“Steady by jerks” was the catch phrase of a certain Pierpont Ph.D. and farmer I knew in my youth. That phrase sums up recent trading on the Chicago Board of Trade.
Grain prices go up, make new contract highs and then go sharply lower. Sometimes this is because of spec fund selling when we go up; sometimes we struggle to explain the wide swings in the market.
Such was the situation last week, as corn futures gained 171⁄2 cents on the May contract, and the December contract gained 12 cents. In the process, we made new contract highs for each, with the May at $5.95 and the December at $5.033⁄4.
Then, we traded lower until going into the morning of April 13 when the May futures were down to $5.651⁄2 and the December contract was down to $4.943⁄4. We were trading up three for each, at $5.72 and $4.991⁄2 respectively.
The trend for several months has been “steady by jerks.” We keep getting higher, but with large swings in prices. The market seems driven to go higher by fundamental factors, then corrected lower by technical ones.

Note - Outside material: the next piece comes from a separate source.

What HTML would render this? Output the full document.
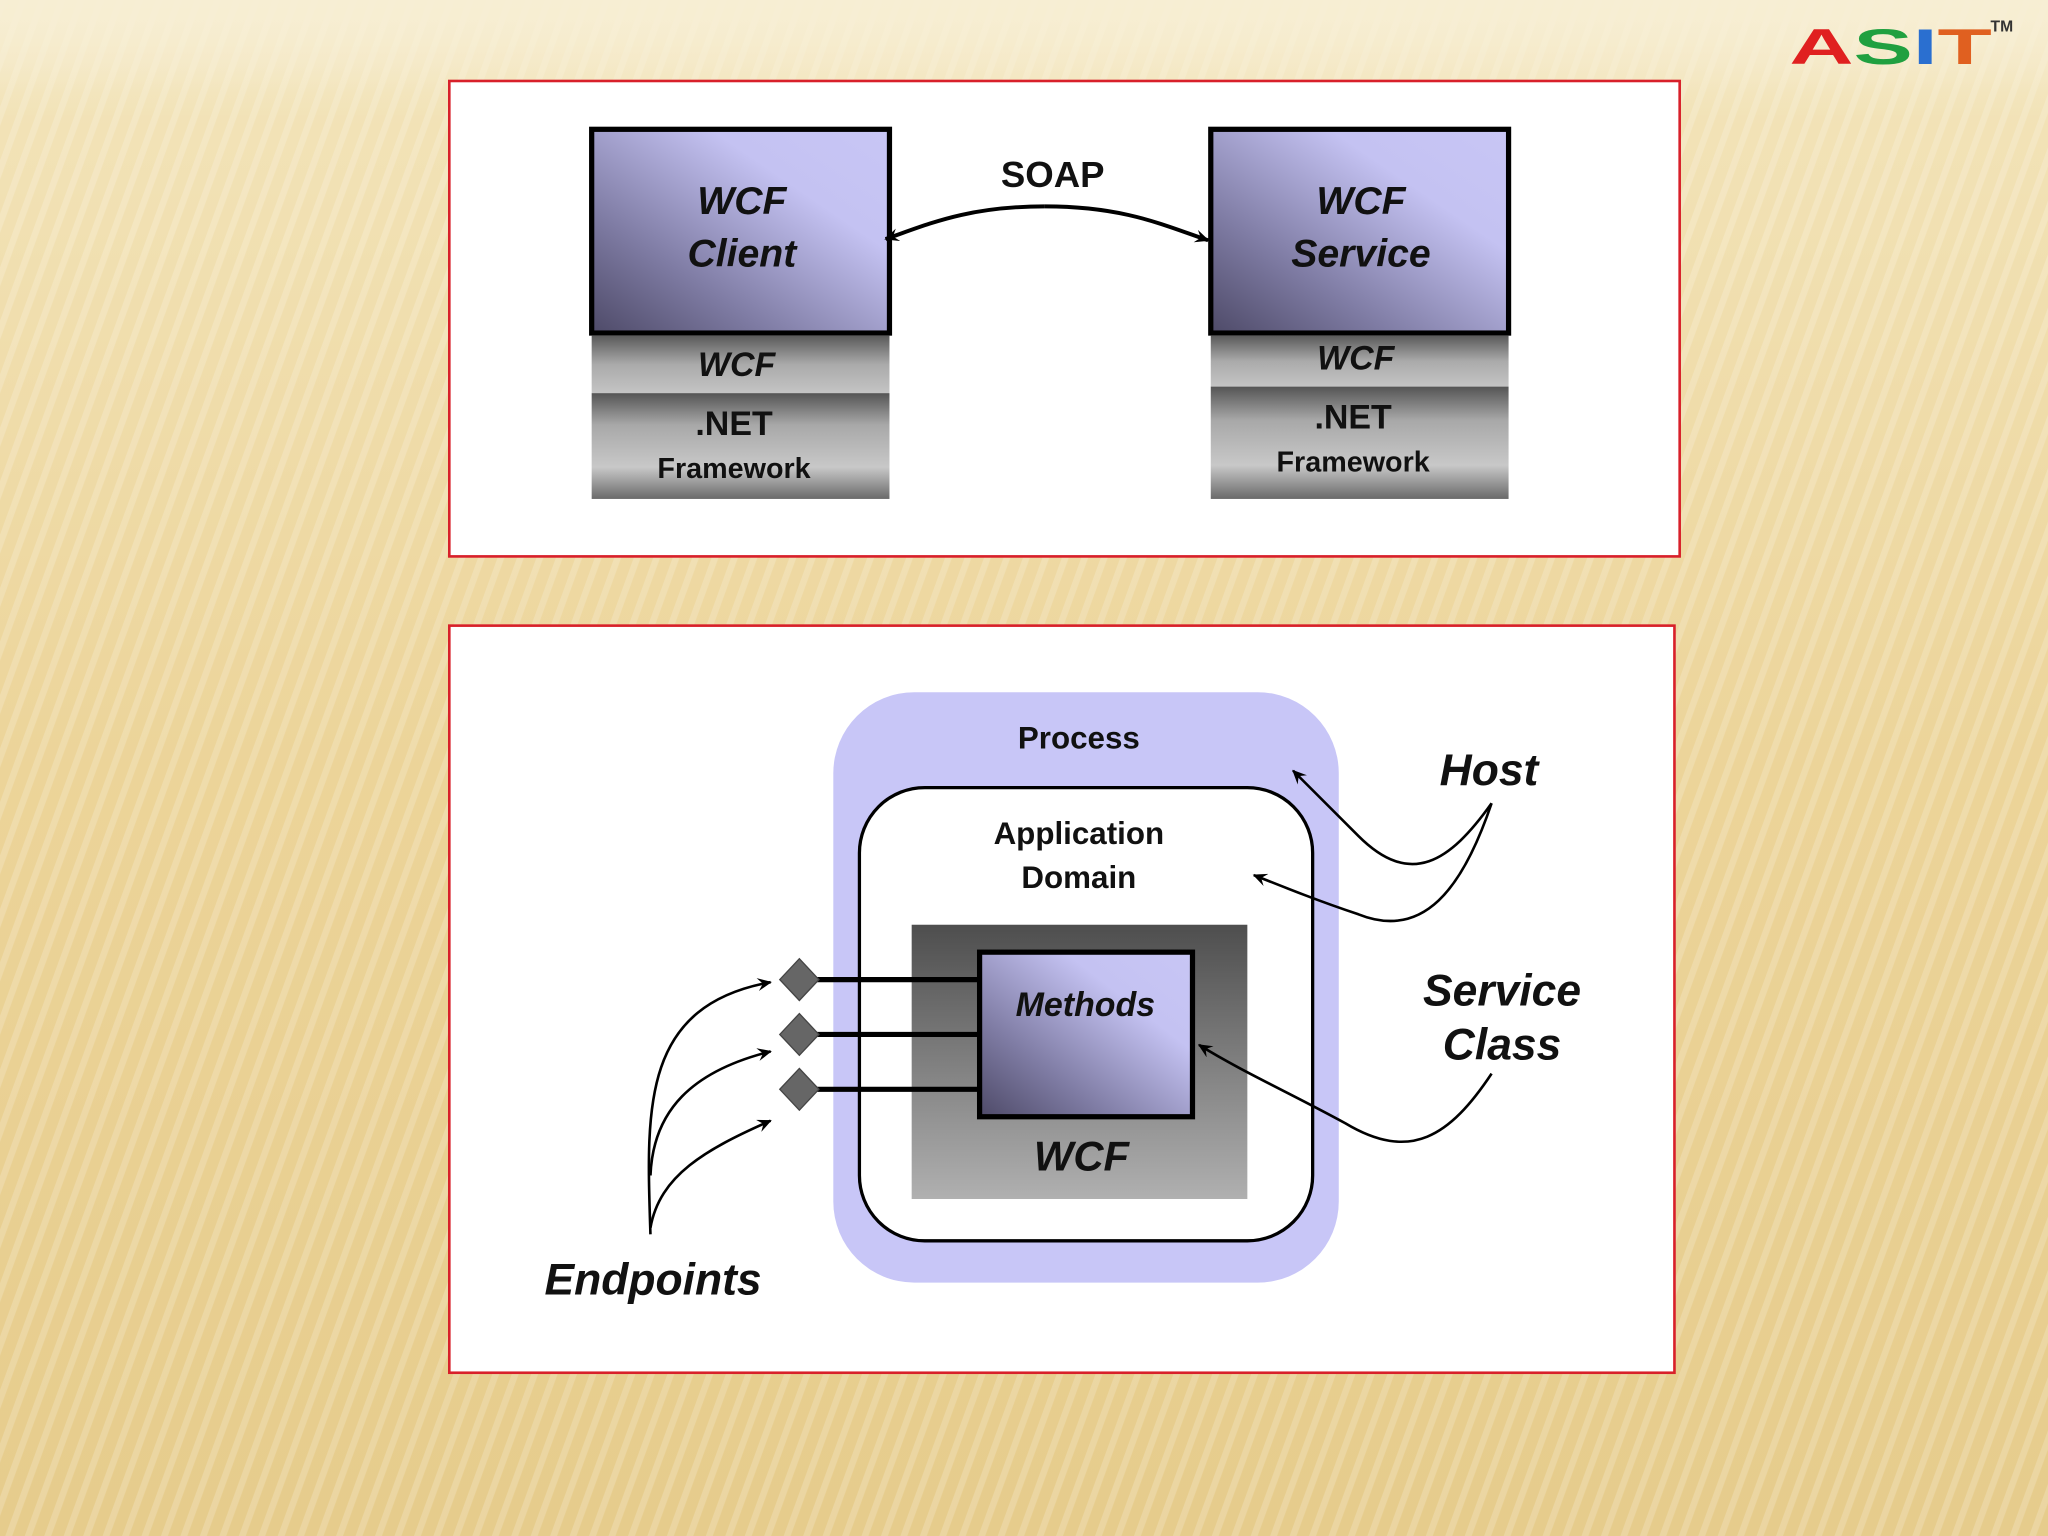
<!DOCTYPE html>
<html><head><meta charset="utf-8"><style>
html,body{margin:0;padding:0}
body{width:2048px;height:1536px;overflow:hidden;background:#eed9a4}
svg{display:block}
text{font-family:"Liberation Sans",Arial,sans-serif;font-weight:bold}
</style></head><body>
<svg width="2048" height="1536" viewBox="0 0 1568 1176" xmlns="http://www.w3.org/2000/svg">
<defs>
<linearGradient id="bg" x1="0" y1="0" x2="0" y2="1">
<stop offset="0" stop-color="#f7eed3"/><stop offset="0.06" stop-color="#f2e3b8"/><stop offset="0.5" stop-color="#ecd499"/><stop offset="1" stop-color="#e6cc8c"/></linearGradient>
<pattern id="stripes" width="14" height="14" patternUnits="userSpaceOnUse" patternTransform="rotate(20)">
<rect width="14" height="14" fill="none"/><rect width="5" height="14" fill="#ffffff" opacity="0.18"/></pattern>
<linearGradient id="fade" x1="0" y1="0" x2="0" y2="1">
<stop offset="0" stop-color="#f7eed3" stop-opacity="0.9"/><stop offset="1" stop-color="#f7eed3" stop-opacity="0"/></linearGradient>
<linearGradient id="pur" x1="0" y1="1" x2="1" y2="0">
<stop offset="0" stop-color="#4e4a68"/><stop offset="0.3" stop-color="#7f7ca4"/><stop offset="0.7" stop-color="#c4c2f2"/><stop offset="1" stop-color="#c8c6f5"/></linearGradient>
<linearGradient id="g1" x1="0" y1="0" x2="0" y2="1">
<stop offset="0" stop-color="#5a5a5a"/><stop offset="0.5" stop-color="#aaa"/><stop offset="1" stop-color="#c4c4c4"/></linearGradient>
<linearGradient id="g2" x1="0" y1="0" x2="0" y2="1">
<stop offset="0" stop-color="#555"/><stop offset="0.3" stop-color="#a8a8a8"/><stop offset="0.7" stop-color="#c8c8c8"/><stop offset="1" stop-color="#6a6a6a"/></linearGradient>
<linearGradient id="g3" x1="0" y1="0" x2="0" y2="1">
<stop offset="0" stop-color="#4e4e4e"/><stop offset="1" stop-color="#b0b0b0"/></linearGradient>
<marker id="ah" markerWidth="12" markerHeight="10" refX="10" refY="5" orient="auto" markerUnits="userSpaceOnUse">
<path d="M0,0 L11,5 L0,10 L4,5 z" fill="#000"/></marker>
</defs>
<rect width="1568" height="1176" fill="url(#bg)"/>
<rect width="1568" height="1176" fill="url(#stripes)"/>
<rect x="0" y="0" width="1568" height="90" fill="url(#fade)"/>
<text x="1370" y="49" font-size="38" font-weight="normal" textLength="155" lengthAdjust="spacingAndGlyphs"><tspan fill="#e02020">A</tspan><tspan fill="#20a040">S</tspan><tspan fill="#2a6fd0">I</tspan><tspan fill="#e06020">T</tspan></text>
<text x="1524" y="24" font-size="12" fill="#333">TM</text>

<rect x="344" y="62" width="942" height="364" fill="#fff" stroke="#d8202a" stroke-width="2"/>
<rect x="453" y="99" width="228" height="156" fill="url(#pur)" stroke="#000" stroke-width="4"/>
<rect x="453" y="257" width="228" height="44" fill="url(#g1)"/>
<rect x="453" y="301" width="228" height="81" fill="url(#g2)"/>
<text x="568" y="164" font-size="30" font-style="italic" text-anchor="middle" fill="#111">WCF</text>
<text x="568" y="204" font-size="30" font-style="italic" text-anchor="middle" fill="#111">Client</text>
<text x="564" y="288" font-size="26" font-style="italic" text-anchor="middle" fill="#111">WCF</text>
<text x="562" y="333" font-size="26" text-anchor="middle" fill="#111">.NET</text>
<text x="562" y="366" font-size="22" text-anchor="middle" fill="#111">Framework</text>

<rect x="927" y="99" width="228" height="156" fill="url(#pur)" stroke="#000" stroke-width="4"/>
<rect x="927" y="257" width="228" height="39" fill="url(#g1)"/>
<rect x="927" y="296" width="228" height="86" fill="url(#g2)"/>
<text x="1042" y="164" font-size="30" font-style="italic" text-anchor="middle" fill="#111">WCF</text>
<text x="1042" y="204" font-size="30" font-style="italic" text-anchor="middle" fill="#111">Service</text>
<text x="1038" y="283" font-size="26" font-style="italic" text-anchor="middle" fill="#111">WCF</text>
<text x="1036" y="328" font-size="26" text-anchor="middle" fill="#111">.NET</text>
<text x="1036" y="361" font-size="22" text-anchor="middle" fill="#111">Framework</text>
<text x="806" y="143" font-size="28" text-anchor="middle" fill="#111">SOAP</text>
<path d="M800,158 C740,158 710,172 678,183" fill="none" stroke="#000" stroke-width="3" marker-end="url(#ah)"/>
<path d="M800,158 C860,158 890,172 925,184" fill="none" stroke="#000" stroke-width="3" marker-end="url(#ah)"/>

<rect x="344" y="479" width="938" height="572" fill="#fff" stroke="#d8202a" stroke-width="2"/>
<rect x="638" y="530" width="387" height="452" rx="62" fill="#c8c6f7"/>
<rect x="658" y="603" width="347" height="347" rx="50" fill="#fff" stroke="#000" stroke-width="2.5"/>
<text x="826" y="573" font-size="24" text-anchor="middle" fill="#111">Process</text>
<text x="826" y="646" font-size="24" text-anchor="middle" fill="#111">Application</text>
<text x="826" y="680" font-size="24" text-anchor="middle" fill="#111">Domain</text>
<rect x="698" y="708" width="257" height="210" fill="url(#g3)"/>
<rect x="750" y="729" width="163" height="126" fill="url(#pur)" stroke="#000" stroke-width="4"/>
<text x="831" y="778" font-size="26" font-style="italic" text-anchor="middle" fill="#111">Methods</text>
<text x="828" y="896" font-size="32" font-style="italic" text-anchor="middle" fill="#111">WCF</text>
<g stroke="#000" stroke-width="4">
<line x1="622" y1="750" x2="750" y2="750"/><line x1="622" y1="792" x2="750" y2="792"/><line x1="622" y1="834" x2="750" y2="834"/></g>
<g fill="#666" stroke="#444" stroke-width="1">
<path d="M612,734 L627,750 L612,766 L597,750z"/><path d="M612,776 L627,792 L612,808 L597,792z"/><path d="M612,818 L627,834 L612,850 L597,834z"/></g>
<g fill="none" stroke="#000" stroke-width="2">
<path d="M498,945 C495,850 490,770 590,752" marker-end="url(#ah)"/>
<path d="M498,900 C500,850 530,820 590,805" marker-end="url(#ah)"/>
<path d="M498,940 C505,900 540,880 590,858" marker-end="url(#ah)"/>
<path d="M1142,615 C1110,660 1080,680 1040,640 C1020,620 1005,605 990,590" marker-end="url(#ah)"/>
<path d="M1142,615 C1120,680 1090,720 1040,700 C1010,690 985,680 960,670" marker-end="url(#ah)"/>
<path d="M1142,822 C1110,870 1080,890 1030,860 C990,838 950,820 918,800" marker-end="url(#ah)"/>
</g>
<text x="500" y="991" font-size="34" font-style="italic" text-anchor="middle" fill="#111">Endpoints</text>
<text x="1140" y="601" font-size="34" font-style="italic" text-anchor="middle" fill="#111">Host</text>
<text x="1150" y="770" font-size="34" font-style="italic" text-anchor="middle" fill="#111">Service</text>
<text x="1150" y="811" font-size="34" font-style="italic" text-anchor="middle" fill="#111">Class</text>
</svg>
</body></html>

We focus on tightening supplies and the trend of the U.S. Department of Agriculture to lower carryout, especially for corn, and then we focus on the higher chart numbers and sell off.
The highs April 9 in corn prices came with the latest USDA supply and demand report, and China talk. USDA lowered ending stocks from 1.504 billion to 1.354 billion bushels. This is the current estimate of what will be left in the country at the end of the current marketing year, Aug. 31.
Private sources have been talking about a carryout as low as 1.1 billion for a couple of months. Part of this assessment comes from cash traders’ information on Chinese export contracts. Some analysts have been dubious about the Chinese follow-through as far as actual delivery of the contracted grain, especially corn.
Remember, the large corn exports to China are unprecedented. They normally buy soybeans, but little corn. However, as the price continues to go up, the Chinese keep executing the contracts.
Now the only question that remains is do we and the Chinese have the infrastructure capacity to deliver all the contracted grain.
Soybeans, meanwhile, made no gains for the week. Beans were actually down April 9 after the USDA report, on the estimate of a slightly higher Brazilian crop. Soybeans, also, have rallied on tight supplies, and the idea that we will import beans this summer to crush. Widespread reports have processors refusing forward sales contract in anticipation of the unknowns about the import costs and demand.
We made the last highs April 1, at $14.561⁄4 for the May contract against the contract high March 8 at $14.60. So, we confirmed the high and did not break it.
We were trading May at $13.871⁄2 the morning of April 13. The new crop November futures contract continued to lag, at $12.57.
With last week’s report that we will not even plant 88 million acres of beans this spring, we can look for the November contract to gain on the nearby this summer until we get late enough on the calendar that speculation and hedging is more focused on the new crop.
Remember, in a big rally like this one, the big speculation is in the nearby months.
Spring weather continues to be unprecedented in Northeast Ohio. We are historically dry, although we had a couple of inches of rain April 10 and April 11.
It is notable how much primary tillage has been done, and how much fertilizer has been put down. I am even seeing NH3 preplant, which is unusual in our area. Spray rigs are putting on burndown, as grasses are already greening up. Drain tile are getting buried. Farmers are poised to plant, held back only by a calendar which tells them the snow has not ended.
Farther west, corn and beans are being planted, although I hope there is extra seed around if we get a cold snap. Soon we will be focused on planting the crop, not selling it.
Now is the time that some should be sold, although the calendar also tells us that we are likely to have the annual highs in the usual time frame in June.